When we refer to sleep, we are referring to all the stages, so that we obtain the benefits of all of these when we sleep. We generally cycle between NREM and REM stages of sleep, approximately every 90 minutes. NREM sleep is the deep and restorative sleep, the first three hours of sleep that we experience for the first half of the night and helps us regenerate both physically and mentally. The second half of the night is when we spend time in REM sleep, which tends to be a little more uneven and is usually when we dream, processing memories and experiences. REM stands for rapid eye movement because of the way our eyes move rapidly behind our eyelids during this stage.
Here, we look at the different ways sleep affects different parts of our lives.
When sleep deprived, this can cause overeating, as it affects your appetite hormones, increasing levels of ghrelin, making you more likely to feel hungry and less likely to feel full.
When you feel tired from inadequate sleep, it’s also harder to make positive food choices, as you’ll be too tired to prepare something and you will want something quick and convenient, which is often fast food.
The trouble is also, that if you put on weight, this will make it harder for you to sleep well, causing a vicious cycle.
Calories consumed late at night increases the risk of weight gain. Eating late at night may also impact the ability to sleep. Sleep loss increases fatigue and being tired makes it hard to find the motivation to exercise.
REM sleep helps to resolve our emotional issues. When we dream, it helps us to process bad experiences and memories. Interestingly, this explains why our bodies are paralysed when we dream, so that we don’t act out our dreams. During REM sleep, the flight or fight response is switched off, so when you are dreaming during this time, this a form of psychotherapy, as you revisit unpleasant memories and events but remain calm.

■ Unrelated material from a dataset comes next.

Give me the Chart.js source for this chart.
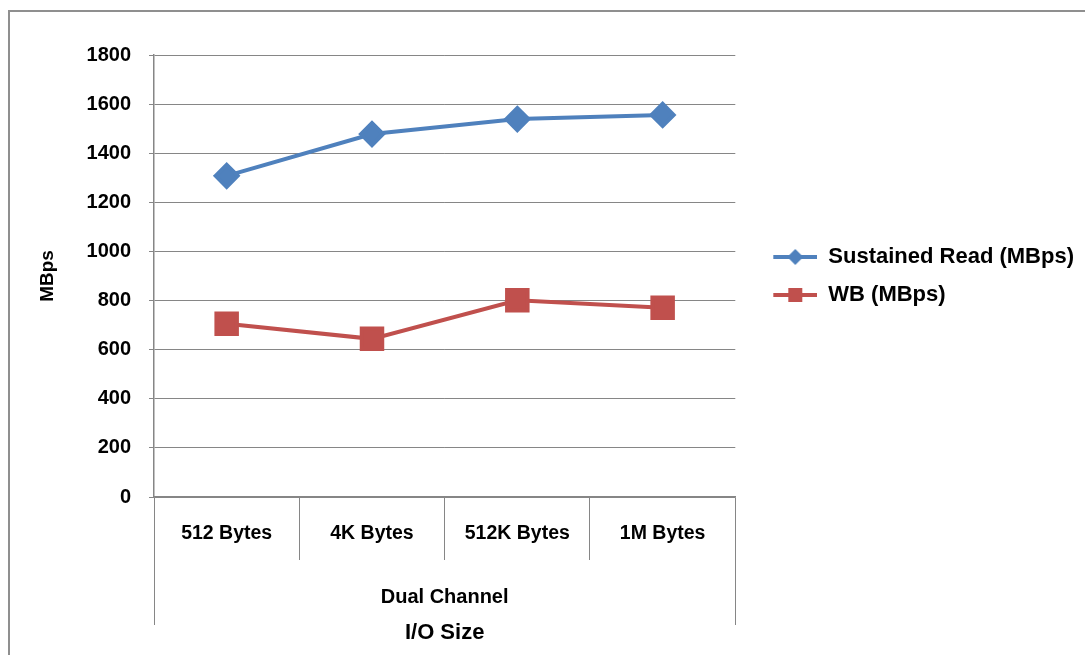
<!DOCTYPE html>
<html>
<head>
<meta charset="utf-8">
<script src="https://cdn.jsdelivr.net/npm/chart.js@4"></script>
<style>
  html, body { margin: 0; padding: 0; background: #fff; overflow: hidden; }
  #frame { position: absolute; left: 8px; top: 10px; width: 1200px; height: 800px; border: 2px solid #8f8f8f; }
  #wrap { position: absolute; left: 0; top: 0; width: 1085px; height: 655px; }
</style>
</head>
<body>
<div id="frame"></div>
<div id="wrap"><canvas id="chart"></canvas></div>
<script>
// --- Data ---
const ioSizes = ['512 Bytes', '4K Bytes', '512K Bytes', '1M Bytes'];
const groupLabels = ['Dual Channel'];
const seriesNames = ['Sustained Read (MBps)', 'WB (MBps)'];
const sustainedRead = [1308, 1478, 1539, 1556];
const wbValues = [706, 644, 801, 771];

const blue = '#4F81BD';
const red = '#C0504D';
const gridGray = '#868686';

Chart.defaults.font.family = "'Liberation Sans', Arial, sans-serif";
Chart.defaults.font.weight = 'bold';
Chart.defaults.color = '#000';

// legend icon: line with marker in the middle (left part is blank spacing)
function legendIcon(color, shape) {
    const c = document.createElement('canvas');
    c.width = 66;
    c.height = 24;
    const g = c.getContext('2d');
    g.strokeStyle = color;
    g.lineWidth = 4;
    g.beginPath();
    g.moveTo(22, 12);
    g.lineTo(66, 12);
    g.stroke();
    g.fillStyle = color;
    const cx = 44, cy = 12;
    if (shape === 'diamond') {
        g.beginPath();
        g.moveTo(cx, cy - 8);
        g.lineTo(cx + 8, cy);
        g.lineTo(cx, cy + 8);
        g.lineTo(cx - 8, cy);
        g.closePath();
        g.fill();
    } else {
        g.fillRect(cx - 7, cy - 7, 14, 14);
    }
    return c;
}
const icons = [legendIcon(blue, 'diamond'), legendIcon(red, 'square')];

new Chart(document.getElementById('chart'), {
    type: 'line',
    data: {
        labels: ioSizes,
        datasets: [{
            label: seriesNames[0],
            data: sustainedRead,
            borderColor: blue,
            backgroundColor: blue,
            borderWidth: 4,
            pointStyle: 'rectRot',
            pointRadius: 11,
            pointHoverRadius: 11,
            tension: 0
        }, {
            label: seriesNames[1],
            data: wbValues,
            borderColor: red,
            backgroundColor: red,
            borderWidth: 4,
            pointStyle: 'rect',
            pointRadius: 14.5,
            pointHoverRadius: 14.5,
            tension: 0
        }]
    },
    options: {
        responsive: true,
        maintainAspectRatio: false,
        animation: false,
        layout: { padding: { left: 10, top: 55, right: 1, bottom: 9 } },
        plugins: {
            tooltip: { enabled: false },
            legend: {
                position: 'right',
                fullSize: false,
                maxWidth: 420,
                labels: {
                    usePointStyle: true,
                    pointStyleWidth: 66,
                    padding: 16,
                    font: { size: 22, weight: 'bold' },
                    generateLabels(chart) {
                        const items = Chart.defaults.plugins.legend.labels.generateLabels(chart);
                        items.forEach((it, i) => { it.pointStyle = icons[i]; });
                        return items;
                    }
                }
            }
        },
        scales: {
            y: {
                min: 0,
                max: 1800,
                ticks: { stepSize: 200, padding: 18, format: { useGrouping: false }, font: { size: 20, weight: 'bold' } },
                grid: { color: gridGray, tickLength: 5 },
                border: { color: gridGray, width: 1.5 },
                title: { display: true, text: 'MBps', padding: { top: 26 }, font: { size: 19, weight: 'bold' } },
                afterFit(scale) { scale.width = 144; }
            },
            x: {
                offset: true,
                ticks: { padding: -38, maxRotation: 0, autoSkip: false, font: { size: 19.5, weight: 'bold' } },
                grid: { offset: true, drawOnChartArea: false, color: gridGray, tickLength: 63 },
                border: { color: gridGray, width: 1.5 },
                afterFit(scale) { scale.height = 63; }
            },
            x2: {
                type: 'category',
                position: 'bottom',
                labels: groupLabels,
                offset: true,
                ticks: { padding: -40, maxRotation: 0, font: { size: 20, weight: 'bold' } },
                grid: { offset: true, drawOnChartArea: false, color: gridGray, tickLength: 65 },
                border: { display: false },
                title: { display: true, text: 'I/O Size', padding: 0, font: { size: 22, weight: 'bold' } },
                afterFit(scale) { scale.height = 86; }
            }
        }
    }
});
</script>
</body>
</html>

Sleep can help us manage our mood. I’m sure we have all experienced lack of sleep and how this has affected us the next day. Often it can lead to irritability, impatience, and anger. This in turn can impact on how we interact with others and our relationships. We may be quick to snap or feel down.
Without enough sleep, we are likely to feel foggy, decision making, and judgement may be impaired. Getting enough deep sleep is also important for our ability to remember things, and retain information, for example, if we are learning something new at work or school.

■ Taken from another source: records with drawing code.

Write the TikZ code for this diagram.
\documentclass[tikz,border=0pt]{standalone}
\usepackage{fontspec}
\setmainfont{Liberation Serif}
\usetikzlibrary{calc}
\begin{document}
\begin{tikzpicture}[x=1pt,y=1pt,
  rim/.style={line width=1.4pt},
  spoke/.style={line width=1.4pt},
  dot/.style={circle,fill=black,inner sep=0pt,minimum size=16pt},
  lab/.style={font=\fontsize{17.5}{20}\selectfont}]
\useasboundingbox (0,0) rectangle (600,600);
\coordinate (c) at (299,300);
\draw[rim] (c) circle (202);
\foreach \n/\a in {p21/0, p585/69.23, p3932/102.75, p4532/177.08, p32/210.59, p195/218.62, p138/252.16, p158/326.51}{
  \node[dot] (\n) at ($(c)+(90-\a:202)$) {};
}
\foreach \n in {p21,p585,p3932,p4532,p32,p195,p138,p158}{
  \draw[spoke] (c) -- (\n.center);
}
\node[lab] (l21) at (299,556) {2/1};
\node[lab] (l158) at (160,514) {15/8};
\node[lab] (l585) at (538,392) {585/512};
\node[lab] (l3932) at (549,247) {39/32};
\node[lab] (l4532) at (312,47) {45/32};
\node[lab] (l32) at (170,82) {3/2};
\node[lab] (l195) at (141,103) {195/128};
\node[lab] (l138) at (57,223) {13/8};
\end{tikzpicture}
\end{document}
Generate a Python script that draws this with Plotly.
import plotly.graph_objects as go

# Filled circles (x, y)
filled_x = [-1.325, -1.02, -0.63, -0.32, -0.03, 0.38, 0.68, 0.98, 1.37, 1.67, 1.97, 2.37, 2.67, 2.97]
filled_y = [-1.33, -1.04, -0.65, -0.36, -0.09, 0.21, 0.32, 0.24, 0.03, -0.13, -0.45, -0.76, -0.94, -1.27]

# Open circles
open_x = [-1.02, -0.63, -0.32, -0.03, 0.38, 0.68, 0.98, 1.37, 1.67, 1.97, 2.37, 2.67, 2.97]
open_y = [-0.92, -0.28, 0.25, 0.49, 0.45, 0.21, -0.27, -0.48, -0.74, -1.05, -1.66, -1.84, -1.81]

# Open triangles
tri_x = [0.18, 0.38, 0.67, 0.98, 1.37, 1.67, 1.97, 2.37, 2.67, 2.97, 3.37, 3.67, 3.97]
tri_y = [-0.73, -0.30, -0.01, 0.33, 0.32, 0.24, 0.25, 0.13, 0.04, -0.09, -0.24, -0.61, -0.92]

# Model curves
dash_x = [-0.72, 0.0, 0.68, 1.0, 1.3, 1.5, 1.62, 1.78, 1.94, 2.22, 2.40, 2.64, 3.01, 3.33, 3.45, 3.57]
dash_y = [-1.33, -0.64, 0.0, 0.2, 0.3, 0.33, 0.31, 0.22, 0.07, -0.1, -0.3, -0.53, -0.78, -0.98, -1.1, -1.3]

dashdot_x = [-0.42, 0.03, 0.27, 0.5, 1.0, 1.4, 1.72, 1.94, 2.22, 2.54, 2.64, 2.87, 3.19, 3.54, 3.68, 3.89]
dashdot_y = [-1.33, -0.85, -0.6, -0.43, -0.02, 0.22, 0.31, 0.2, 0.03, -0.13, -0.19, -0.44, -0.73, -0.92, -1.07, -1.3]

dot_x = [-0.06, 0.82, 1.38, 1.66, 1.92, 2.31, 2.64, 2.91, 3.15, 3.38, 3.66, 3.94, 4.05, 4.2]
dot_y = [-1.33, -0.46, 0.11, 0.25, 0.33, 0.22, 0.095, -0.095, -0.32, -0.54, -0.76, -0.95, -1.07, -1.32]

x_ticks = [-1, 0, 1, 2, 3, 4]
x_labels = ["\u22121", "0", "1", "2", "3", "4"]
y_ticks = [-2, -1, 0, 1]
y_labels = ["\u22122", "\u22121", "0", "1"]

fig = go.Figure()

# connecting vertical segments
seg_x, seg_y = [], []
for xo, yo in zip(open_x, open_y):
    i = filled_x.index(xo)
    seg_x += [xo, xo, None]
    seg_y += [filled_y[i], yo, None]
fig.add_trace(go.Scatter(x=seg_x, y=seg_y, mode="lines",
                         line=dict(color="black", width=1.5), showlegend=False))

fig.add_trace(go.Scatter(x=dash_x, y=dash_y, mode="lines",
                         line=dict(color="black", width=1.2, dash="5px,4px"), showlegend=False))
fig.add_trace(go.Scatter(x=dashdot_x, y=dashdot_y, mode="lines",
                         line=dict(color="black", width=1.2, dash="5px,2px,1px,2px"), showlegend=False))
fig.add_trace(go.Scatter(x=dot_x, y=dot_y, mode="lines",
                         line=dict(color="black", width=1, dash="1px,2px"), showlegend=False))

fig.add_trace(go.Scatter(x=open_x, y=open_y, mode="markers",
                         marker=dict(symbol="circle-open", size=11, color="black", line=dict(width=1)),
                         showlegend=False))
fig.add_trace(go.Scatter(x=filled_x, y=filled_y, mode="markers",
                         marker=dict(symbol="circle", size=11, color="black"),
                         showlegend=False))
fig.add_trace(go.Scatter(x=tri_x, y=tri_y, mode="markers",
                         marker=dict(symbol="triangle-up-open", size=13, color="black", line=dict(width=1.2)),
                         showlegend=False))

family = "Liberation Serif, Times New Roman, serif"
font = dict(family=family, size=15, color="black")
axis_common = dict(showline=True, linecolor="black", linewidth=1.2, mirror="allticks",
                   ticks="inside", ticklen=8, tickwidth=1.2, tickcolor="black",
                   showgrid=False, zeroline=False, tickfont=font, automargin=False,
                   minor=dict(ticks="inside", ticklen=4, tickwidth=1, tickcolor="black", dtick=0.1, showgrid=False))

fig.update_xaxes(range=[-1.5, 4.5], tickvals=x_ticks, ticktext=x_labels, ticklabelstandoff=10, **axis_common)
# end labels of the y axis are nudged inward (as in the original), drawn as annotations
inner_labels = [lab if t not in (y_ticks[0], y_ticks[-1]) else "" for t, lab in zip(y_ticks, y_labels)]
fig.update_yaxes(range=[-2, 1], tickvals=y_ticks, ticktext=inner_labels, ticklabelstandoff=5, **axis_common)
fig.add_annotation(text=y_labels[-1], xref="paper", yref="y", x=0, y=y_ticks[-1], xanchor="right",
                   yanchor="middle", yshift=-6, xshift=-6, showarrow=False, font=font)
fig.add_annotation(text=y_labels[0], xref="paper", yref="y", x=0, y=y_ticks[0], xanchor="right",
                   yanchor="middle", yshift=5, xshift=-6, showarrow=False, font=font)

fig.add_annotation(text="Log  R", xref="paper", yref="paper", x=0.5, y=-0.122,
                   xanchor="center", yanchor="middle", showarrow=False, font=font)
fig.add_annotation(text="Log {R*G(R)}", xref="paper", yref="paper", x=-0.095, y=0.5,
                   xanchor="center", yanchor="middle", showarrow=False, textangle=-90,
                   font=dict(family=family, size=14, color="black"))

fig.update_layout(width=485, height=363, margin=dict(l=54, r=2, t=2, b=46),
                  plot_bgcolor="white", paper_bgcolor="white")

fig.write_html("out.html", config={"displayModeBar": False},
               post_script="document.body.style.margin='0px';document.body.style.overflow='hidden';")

According to the Sleep Foundation, getting enough rest helps you process new information, and sleeping after learning can help consolidate this information into memories, and store them in your brain. Not getting enough sleep can lower your learning abilities by as much as 40%.

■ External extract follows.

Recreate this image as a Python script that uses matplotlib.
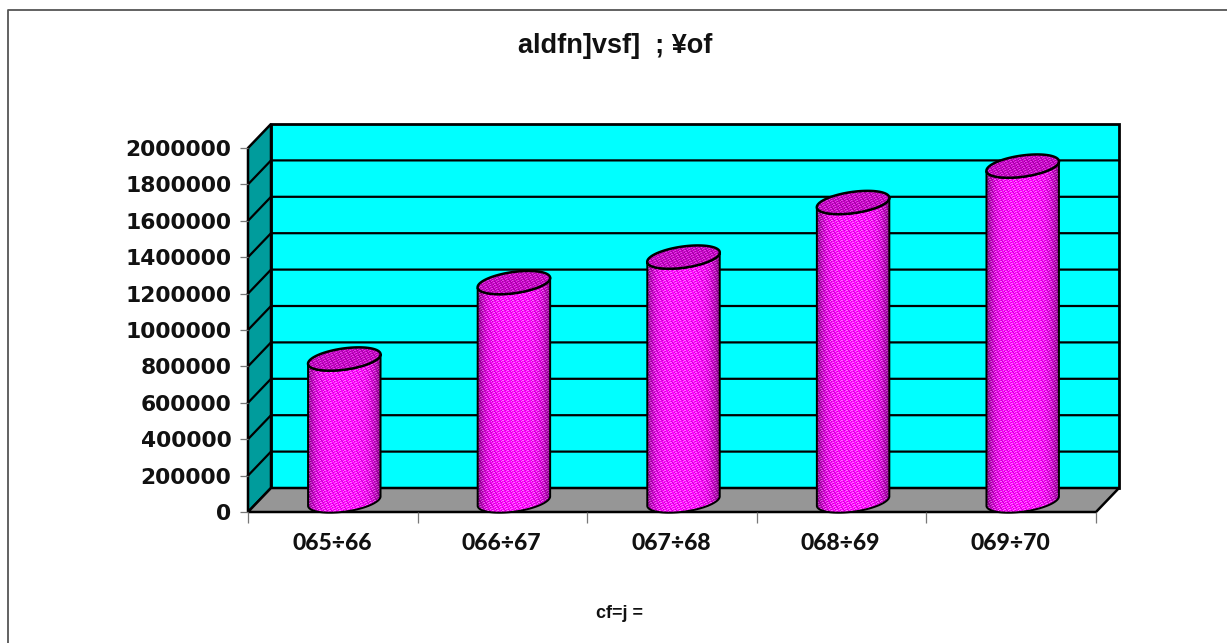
import numpy as np
import matplotlib
matplotlib.use("Agg")
import matplotlib.pyplot as plt
from matplotlib.patches import Polygon, Rectangle
from matplotlib.lines import Line2D

categories = ["065÷66", "066÷67", "067÷68", "068÷69", "069÷70"]
values = [780000, 1200000, 1340000, 1640000, 1840000]
y_ticks = [0, 200000, 400000, 600000, 800000, 1000000, 1200000, 1400000,
           1600000, 1800000, 2000000]
title = "aldfn]vsf]  ; ¥of"
xlabel = "cf=j ="

W, H = 1227, 643
fig = plt.figure(figsize=(W / 100, H / 100), dpi=100, facecolor="white")
L, R, T, B = 248, 1096, 148, 512
ax = fig.add_axes([L / W, 1 - B / H, (R - L) / W, (B - T) / H])
n = len(categories)
ymax = 2000000
ax.patch.set_visible(False)
for s in ax.spines.values():
    s.set_visible(False)

px = n / (R - L)
py = ymax / (B - T)
ox, oy = 23 * px, 24 * py

fig.add_artist(Line2D([8 / W, 8 / W, 1], [0, 1 - 9.5 / H, 1 - 9.5 / H],
                      color="#555555", lw=1.3, transform=fig.transFigure))

ax.add_patch(Rectangle((ox, oy), n, ymax, fc="#00FFFF", ec="black", lw=2, clip_on=False, zorder=1))
ax.add_patch(Polygon([(0, 0), (ox, oy), (ox, oy + ymax), (0, ymax)], fc="#009C9C",
                     ec="black", lw=1.8, clip_on=False, zorder=1.2))
ax.add_patch(Polygon([(0, 0), (n, 0), (n + ox, oy), (ox, oy)], fc="#969696",
                     ec="black", lw=1.8, clip_on=False, zorder=1.2))
for v in y_ticks[1:-1]:
    ax.plot([0, ox, n + ox], [v, v + oy, v + oy], color="black", lw=1.6,
            clip_on=False, zorder=1.5, solid_joinstyle="miter")

tilt = np.deg2rad(8.0)
a_px, b_px = 36.6, 10.6
th = np.linspace(0, 2 * np.pi, 181)


def ell(cx, cy, t):
    xp = a_px * np.cos(t) * np.cos(tilt) - b_px * np.sin(t) * np.sin(tilt)
    yp = a_px * np.cos(t) * np.sin(tilt) + b_px * np.sin(t) * np.cos(tilt)
    return cx + xp * px, cy + yp * py


def texture(w, h, edge, mid, light):
    xx = np.linspace(-1, 1, w)
    shade = edge + (mid - edge) * (1 - np.abs(xx) ** 4)
    jj, ii = np.meshgrid(np.arange(w), np.arange(h))
    hi = ((jj + 2 * ii) % 5 == 0) | ((jj + 2 * ii + 1) % 5 == 0) & (ii % 2 == 0)
    lo = (jj - ii) % 4 == 0
    r = shade[None, :] * (1 - 0.16 * lo)
    g = hi * light * shade[None, :]
    r = np.clip(r + hi * 0.15, 0, 1)
    return np.dstack([r, g, r])


for i, v in enumerate(values):
    cx = i + 0.5 + ox / 2
    base = oy / 2 - 1 * py
    top = v + base
    tb = np.linspace(0, np.pi, 60)
    xb, yb = ell(cx, base, -np.pi + tb)
    xt, yt = ell(cx, top, -tb)
    verts = np.column_stack([np.r_[xb, xt], np.r_[yb, yt]])
    h_px = int(round((top - base) / py)) + 40
    im = ax.imshow(texture(74, h_px, 0.5, 1.0, 0.42),
                   extent=(cx - 37 * px, cx + 37 * px, base - 15 * py, base + (h_px - 15) * py),
                   aspect="auto", interpolation="nearest", zorder=2.5)
    im.set_clip_path(Polygon(verts, closed=True, transform=ax.transData))
    ax.add_patch(Polygon(verts, closed=True, fc="none", ec="black", lw=1.4,
                         clip_on=False, zorder=3))
    ex, ey = ell(cx, top, th)
    im2 = ax.imshow(texture(74, 30, 0.74, 0.76, 0.30),
                    extent=(cx - 37 * px, cx + 37 * px, top - 15 * py, top + 15 * py),
                    aspect="auto", interpolation="nearest", zorder=3.5)
    im2.set_clip_path(Polygon(np.column_stack([ex, ey]), closed=True, transform=ax.transData))
    ax.add_patch(Polygon(np.column_stack([ex, ey]), closed=True, fc="none", ec="black",
                         lw=1.8, clip_on=False, zorder=4))

ax.set_xlim(0, n)
ax.set_ylim(0, ymax)

ax.set_yticks(y_ticks)
ax.set_yticklabels([str(v) for v in y_ticks], fontsize=15.7, fontweight="bold",
                   family="DejaVu Sans", color="#111111")
ax.set_xticks(range(n + 1))
ax.set_xticklabels([""] * (n + 1))
ax.tick_params(axis="y", length=6, width=0.9, color="#777777", pad=6)
ax.tick_params(axis="x", length=8, width=0.9, color="#777777")
for i, c in enumerate(categories):
    fig.text((L + (i + 0.5) * (R - L) / n - 1) / W, 1 - 543 / H, c, ha="center", va="center",
             fontsize=16.5, fontweight="black", family="Lato", color="#111111")
fig.text(620 / W, 1 - 614 / H, xlabel, ha="center", va="center", fontsize=13,
         fontweight="bold", family="Liberation Sans", color="#111111")
fig.text(615.5 / W, 1 - 46 / H, title, ha="center", va="center", fontsize=19.5,
         fontweight="bold", family="Liberation Sans", color="#111111")

fig.savefig("out.png", dpi=100, facecolor="white")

Staying up all night and then making for the sleep on another day doesn’t work, as memories need to be consolidated within 24 hours of being formed.
Deep NREM sleep is also when memories are sorted, with the brain deciding on the most useful ones to be moved to and kept in long term storage.
Because we get less deep sleep as we get older, this may also explain why our ability to recall things declines.
Finally, another positive of getting REM sleep is that research has shown that it can help you be more creative for problem solving.
During sleep, there are systems and processes that occur to help the body rejuvenate, to recharge the body and the mind for its optimal functioning.
The brain has a waste management system (called the glymphatic system) a series of tubes that carry fresh fluid into the brain, mix this with the waste-filled fluid that surrounds the brain cells, and then flush the mix out of the brain and into the blood. This process takes place primarily during deep sleep.
As we get older that we tend to get less deep sleep, which means that our brains are not as good at washing away the toxins .
According to the Sleep Health Foundation, sleep can help support your immune system, as the body produces infection-fighting cytokines during sleep. The foundation also reports that research suggests sleep is important for muscle growth, protein synthesis, tissue repair and growth hormone. These functions occur mostly, if not solely, during sleep.